Could the lines from the start of the data through the line with "let rows = stations.map((s, i)" be set down exactly, with no pictures among them?

========================

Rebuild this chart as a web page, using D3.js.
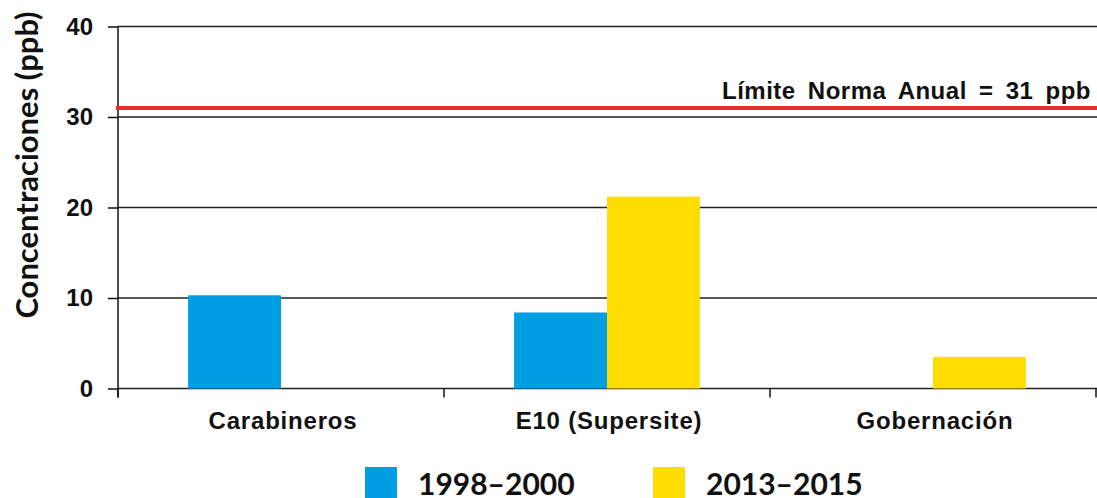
<!DOCTYPE html>
<html>
<head>
<meta charset="utf-8">
<script src="https://cdn.jsdelivr.net/npm/d3@7"></script>
<style>
  body { margin: 0; background: #fff; }
  svg { display: block; }
</style>
</head>
<body>
<div id="chart"></div>
<script>
// chart data
let stations = ["Carabineros", "E10 (Supersite)", "Gobernación"];
let periods = ["1998–2000", "2013–2015"];
let values_1998 = [10.3, 8.4, null];
let values_2013 = [null, 21.2, 3.5];
let y_ticks = [0, 10, 20, 30, 40];
let norm_value = 31;
let norm_label = "Límite Norma Anual = 31 ppb";

let width = 1097, height = 498;
let margin = {top: 26, right: 1, bottom: 110, left: 118};
let colors = {"1998–2000": "#009fe3", "2013–2015": "#ffdd00"};

let svg = d3.select("#chart").append("svg")
  .attr("width", width)
  .attr("height", height);

let x0 = d3.scaleBand()
  .domain(stations)
  .range([margin.left, width - margin.right])
  .paddingInner(0.43)
  .paddingOuter(0.215);

let x1 = d3.scaleBand()
  .domain(periods)
  .range([0, x0.bandwidth()]);

let y = d3.scaleLinear()
  .domain([0, 40])
  .range([height - margin.bottom + 0.5, margin.top + 0.5]);

// grid lines
svg.append("g")
  .selectAll("line")
  .data(y_ticks)
  .enter().append("line")
  .attr("x1", margin.left)
  .attr("x2", width)
  .attr("y1", d => y(d))
  .attr("y2", d => y(d))
  .style("stroke", "#222")
  .style("stroke-width", 1.5);

// bars
let rows = stations.map((s, i) => ({station: s, "1998–2000": values_1998[i], "2013–2015": values_2013[i]}));

svg.append("g")
  .selectAll("g")
  .data(rows)
  .enter().append("g")
  .attr("transform", d => "translate(" + x0(d.station) + ",0)")
  .selectAll("rect")
  .data(d => periods.filter(p => d[p] != null).map(p => ({key: p, value: d[p]})))
  .enter().append("rect")
  .attr("x", d => x1(d.key))
  .attr("y", d => y(d.value))
  .attr("width", x1.bandwidth())
  .attr("height", d => y(0) - y(d.value))
  .style("fill", d => colors[d.key]);

// y axis
let yAxis = svg.append("g")
  .attr("transform", "translate(" + margin.left + ",0)")
  .call(d3.axisLeft(y).tickValues(y_ticks).tickSize(10).tickPadding(15));
yAxis.select(".domain").remove();
yAxis.selectAll(".tick line").style("stroke", "#111").style("stroke-width", 1.5);
yAxis.selectAll("text")
  .style("font-family", "'Liberation Sans', Arial, sans-serif")
  .style("font-weight", "bold")
  .style("font-size", "24px")
  .style("fill", "#111");

svg.append("line")
  .attr("x1", margin.left).attr("x2", margin.left)
  .attr("y1", y(40)).attr("y2", y(0) + 9)
  .style("stroke", "#111").style("stroke-width", 1.5);

// x axis ticks (band boundaries)
let step = x0.step();
let boundaries = d3.range(stations.length + 1).map(i => margin.left + i * step);
svg.append("g")
  .selectAll("line")
  .data(boundaries)
  .enter().append("line")
  .attr("x1", d => d).attr("x2", d => d)
  .attr("y1", y(0)).attr("y2", y(0) + 9)
  .style("stroke", "#111").style("stroke-width", 1.5);

svg.append("g")
  .selectAll("text")
  .data(stations)
  .enter().append("text")
  .attr("x", d => x0(d) + x0.bandwidth() / 2 + 2)
  .attr("y", 429)
  .attr("text-anchor", "middle")
  .style("font-family", "'Liberation Sans', Arial, sans-serif")
  .style("font-weight", "bold")
  .style("font-size", "24px")
  .style("letter-spacing", "0.8px")
  .style("fill", "#111")
  .text(d => d);

// norm line
svg.append("line")
  .attr("x1", margin.left - 2)
  .attr("x2", width)
  .attr("y1", y(norm_value))
  .attr("y2", y(norm_value))
  .style("stroke", "#e52d2d")
  .style("stroke-width", 4);

svg.append("text")
  .attr("x", 1091)
  .attr("y", 99)
  .attr("text-anchor", "end")
  .style("font-family", "'Liberation Sans', Arial, sans-serif")
  .style("font-weight", "bold")
  .style("font-size", "24px")
  .style("letter-spacing", "0.5px")
  .style("word-spacing", "5px")
  .style("fill", "#111")
  .text(norm_label);

// y axis title
svg.append("text")
  .attr("transform", "translate(38,165) rotate(-90)")
  .attr("text-anchor", "middle")
  .style("font-family", "Lato, 'Open Sans', sans-serif")
  .style("font-weight", "bold")
  .style("font-size", "31px")
  .style("fill", "#111")
  .text("Concentraciones (ppb)");

// legend
let legend_x = [365, 653];
let legend = svg.append("g")
  .selectAll("g")
  .data(periods)
  .enter().append("g")
  .attr("transform", (d, i) => "translate(" + legend_x[i] + ",467)");

legend.append("rect")
  .attr("width", 32)
  .attr("height", 31)
  .style("fill", d => colors[d]);

legend.append("text")
  .attr("x", 53)
  .attr("y", 28)
  .style("font-family", "Lato, 'Open Sans', sans-serif")
  .style("font-weight", "bold")
  .style("font-size", "30px")
  .style("fill", "#111")
  .text(d => d);
</script>
</body>
</html>
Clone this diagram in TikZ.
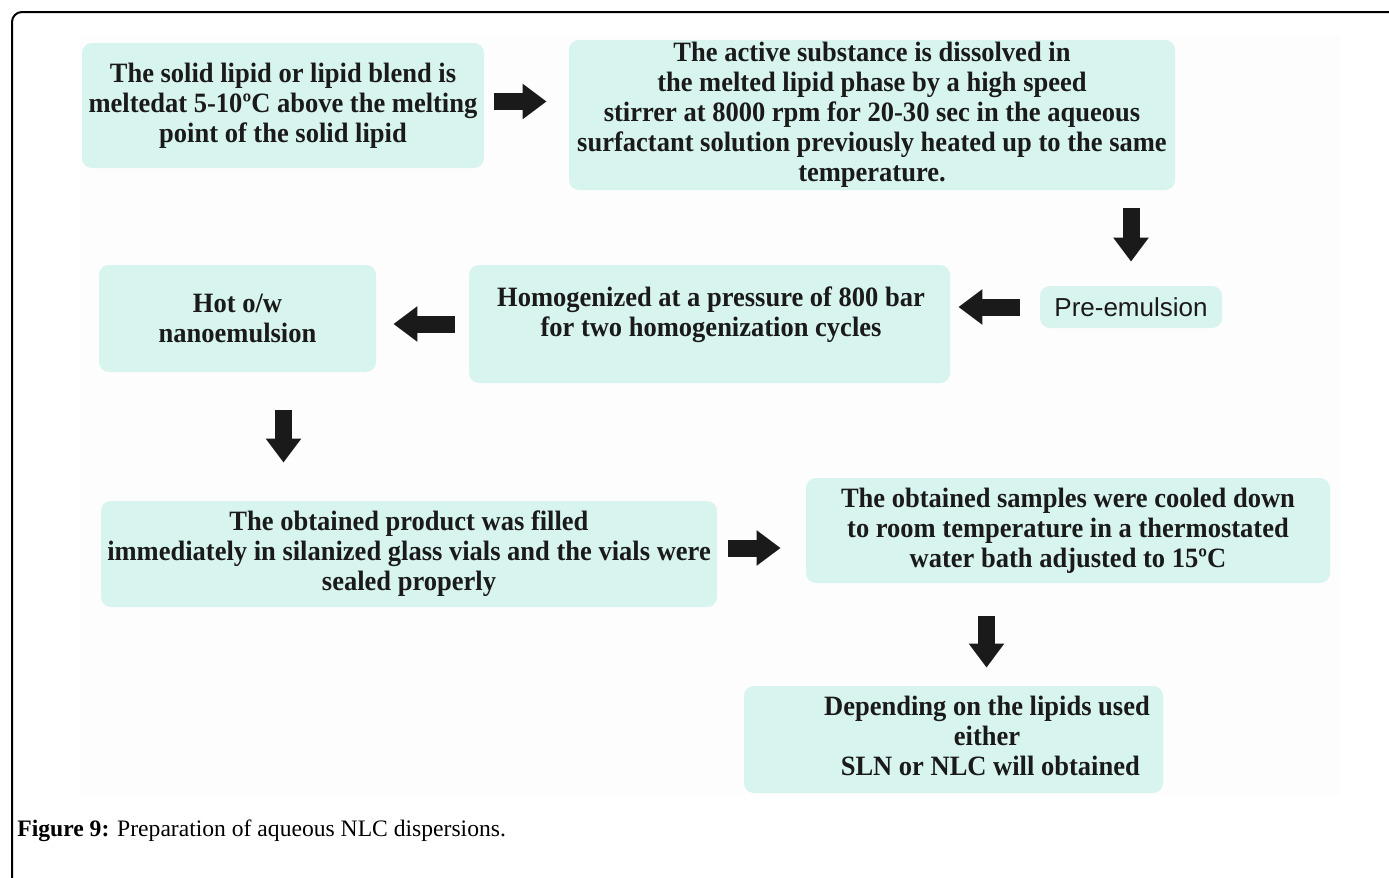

========================

Task solution:
Rebuild this chart as a web page, using D3.js.
<!DOCTYPE html>
<html>
<head>
<meta charset="utf-8">
<script src="https://cdn.jsdelivr.net/npm/d3@7"></script>
<style>
  body { margin: 0; background: #fff; }
  svg { display: block; }
</style>
</head>
<body>
<div id="chart"></div>
<script>
// chart data
let stations = ["Carabineros", "E10 (Supersite)", "Gobernación"];
let periods = ["1998–2000", "2013–2015"];
let values_1998 = [10.3, 8.4, null];
let values_2013 = [null, 21.2, 3.5];
let y_ticks = [0, 10, 20, 30, 40];
let norm_value = 31;
let norm_label = "Límite Norma Anual = 31 ppb";

let width = 1097, height = 498;
let margin = {top: 26, right: 1, bottom: 110, left: 118};
let colors = {"1998–2000": "#009fe3", "2013–2015": "#ffdd00"};

let svg = d3.select("#chart").append("svg")
  .attr("width", width)
  .attr("height", height);

let x0 = d3.scaleBand()
  .domain(stations)
  .range([margin.left, width - margin.right])
  .paddingInner(0.43)
  .paddingOuter(0.215);

let x1 = d3.scaleBand()
  .domain(periods)
  .range([0, x0.bandwidth()]);

let y = d3.scaleLinear()
  .domain([0, 40])
  .range([height - margin.bottom + 0.5, margin.top + 0.5]);

// grid lines
svg.append("g")
  .selectAll("line")
  .data(y_ticks)
  .enter().append("line")
  .attr("x1", margin.left)
  .attr("x2", width)
  .attr("y1", d => y(d))
  .attr("y2", d => y(d))
  .style("stroke", "#222")
  .style("stroke-width", 1.5);

// bars
let rows = stations.map((s, i) => ({station: s, "1998–2000": values_1998[i], "2013–2015": values_2013[i]}));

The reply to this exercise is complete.